Hace un año se conmemoró un siglo del inicio de la Primera Guerra Mundial; en este año, 2015, se cumplen 70 años del final de la Segunda, la conclusión de aquel horror llamado Auschwitz, una de las atrocidades más grandes de la historia. Y el mundo no ha dejado de preguntarse cómo pudo ocurrir aquello. Y más aún, cómo pudo ocurrir en Alemania, nación que había alcanzado los más altos logros que podía exhibir la cultura europea, los más sazonados frutos del pensamiento filosófico, de las letras, de la música y de la ciencia.
¿Qué es lo que permitió a ese pueblo del que habían surgido Bach, Kant, Goethe, Beethoven convertirse, a la vuelta de la década del 30, en el centro de la megalomanía más estruendosa y en el protagonista de la más inhumana de las barbaries?
¿Cómo entender el que administradores de Auschwitz, luego de escuchar la música de Mozart interpretada por una orquesta de famélicos prisioneros judíos procedan, al día siguiente, a liquidarlos en una cámara de gas?
Para ellos no era sino el cumplimiento un simple trámite burocrático. El absurdo flotaba entonces entre las cosas, se había encaramado al poder político y todo estaba permitido, menos la cordura. Kafka, quien murió en 1924, ya lo había intuido y contado todo mucho antes de que aquello ocurriera.
Por lo visto, el solo conocimiento de los más refinados frutos de la cultura humanista no impide (ni impedirá) que en el corazón del ser humano germine la mala levadura, aquella que sustenta el orgullo (el endiosamiento de la raza, del grupo, de la clase), el sentimiento de superioridad, la prepotencia del más fuerte, el nacionalismo en la más aberrante de sus formas. La buena literatura (lo dije en otra ocasión) nos hace humildes; pero hay también de la otra, aquella que surge del resentimiento, la que predica la revancha y el odio al que es diferente, la que halaga nuestras ambiciones de dominio y nos ofrece razones para el despotismo, la impiedad y el desprecio.
Camus decía que los demonios de su siglo tenían rostros de filósofos. Y todos conocemos sus nombres.
La Europa occidental (a partir de sus orígenes griegos y latinos fusionados en la idea cristiana medieval) siempre se arrogó para sí, la exclusividad de “la” civilización; en esto no hay más que leer a un burgués reseco como Hegel. Uno de sus instantes de gloria fue, sin duda, la proclamación de los derechos universales del hombre. Sin embargo, en este largo caminar no todo en la vieja Europa ha sido un dechado de civilización. Al contrario, la barbarie la ha empañado cíclicamente.

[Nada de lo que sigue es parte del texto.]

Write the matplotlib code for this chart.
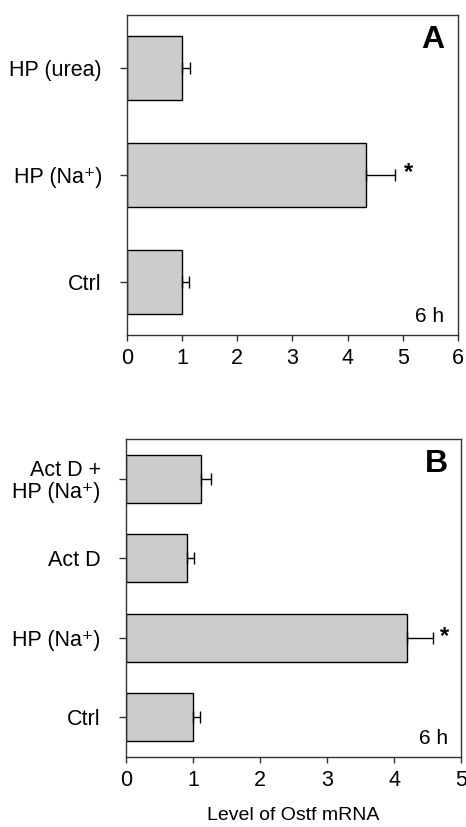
import matplotlib
matplotlib.use("Agg")
import matplotlib.pyplot as plt

plt.rcParams['font.family'] = ['Liberation Sans', 'DejaVu Sans']

# Panel A data
cats_a = ["Ctrl", "HP (Na\u207a)", "HP (urea)"]
vals_a = [1.0, 4.33, 1.0]
errs_a = [0.12, 0.53, 0.14]
sig_a = [False, True, False]

# Panel B data
cats_b = ["Ctrl", "HP (Na\u207a)", "Act D", "Act D +\nHP (Na\u207a)"]
vals_b = [1.0, 4.19, 0.91, 1.12]
errs_b = [0.10, 0.39, 0.10, 0.15]
sig_b = [False, True, False, False]

xticks_a = [0, 1, 2, 3, 4, 5, 6]
xticks_b = [0, 1, 2, 3, 4, 5]

fig = plt.figure(figsize=(4.66, 8.27), dpi=100)
axA = fig.add_axes([0.2725, 0.5949, 0.710, 0.387])
axB = fig.add_axes([0.2700, 0.0846, 0.720, 0.3845])

def draw(ax, cats, vals, errs, sig, xticks, letter, star_off):
    y = list(range(len(cats)))
    ax.barh(y, vals, height=0.6, color='#cccccc', edgecolor='black', linewidth=1.0, zorder=2)
    ax.errorbar(vals, y, xerr=[[0]*len(vals), errs], fmt='none', ecolor='black',
                elinewidth=1.0, capsize=4, capthick=1.0, zorder=3)
    for yi, v, e, s in zip(y, vals, errs, sig):
        if s:
            ax.text(v + e + star_off, yi + 0.02, '*', ha='center', va='center', fontsize=17,
                    fontweight='bold')
    ax.set_yticks(y)
    ax.set_yticklabels(cats, fontsize=15.5, linespacing=1.05)
    ax.set_xticks(xticks)
    ax.set_xticklabels([str(t) for t in xticks], fontsize=15.5)
    ax.set_xlim(xticks[0], xticks[-1])
    ax.set_ylim(-0.5, len(cats) - 0.5)
    ax.tick_params(axis='y', direction='out', length=5, width=1, pad=13, color='#333333')
    ax.tick_params(axis='x', direction='out', length=4, width=1, pad=5, color='#333333')
    for sp in ax.spines.values():
        sp.set_linewidth(1.0)
        sp.set_color('#333333')
    ax.text(0.96, 0.97, letter, transform=ax.transAxes, ha='right', va='top',
            fontsize=23, fontweight='bold')
    ax.text(0.96, 0.04, '6 h', transform=ax.transAxes, ha='right', va='baseline',
            fontsize=15)

draw(axA, cats_a, vals_a, errs_a, sig_a, xticks_a, 'A', 0.24)
draw(axB, cats_b, vals_b, errs_b, sig_b, xticks_b, 'B', 0.17)
axB.set_xlabel('Level of Ostf mRNA', fontsize=14, labelpad=12)

fig.savefig('out.png', dpi=100)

Uno de los últimos episodios fue el genocidio por motivos de raza y religión en Croacia y Kosovo. La barbarie europea ha sido la peor de todas. Es esa mancha oscura que no deja de avanzar en el gran espejo de su historia. No hay civilización que, a la postre, no engendre su propia destrucción, que no secrete su carroña, su barbarie.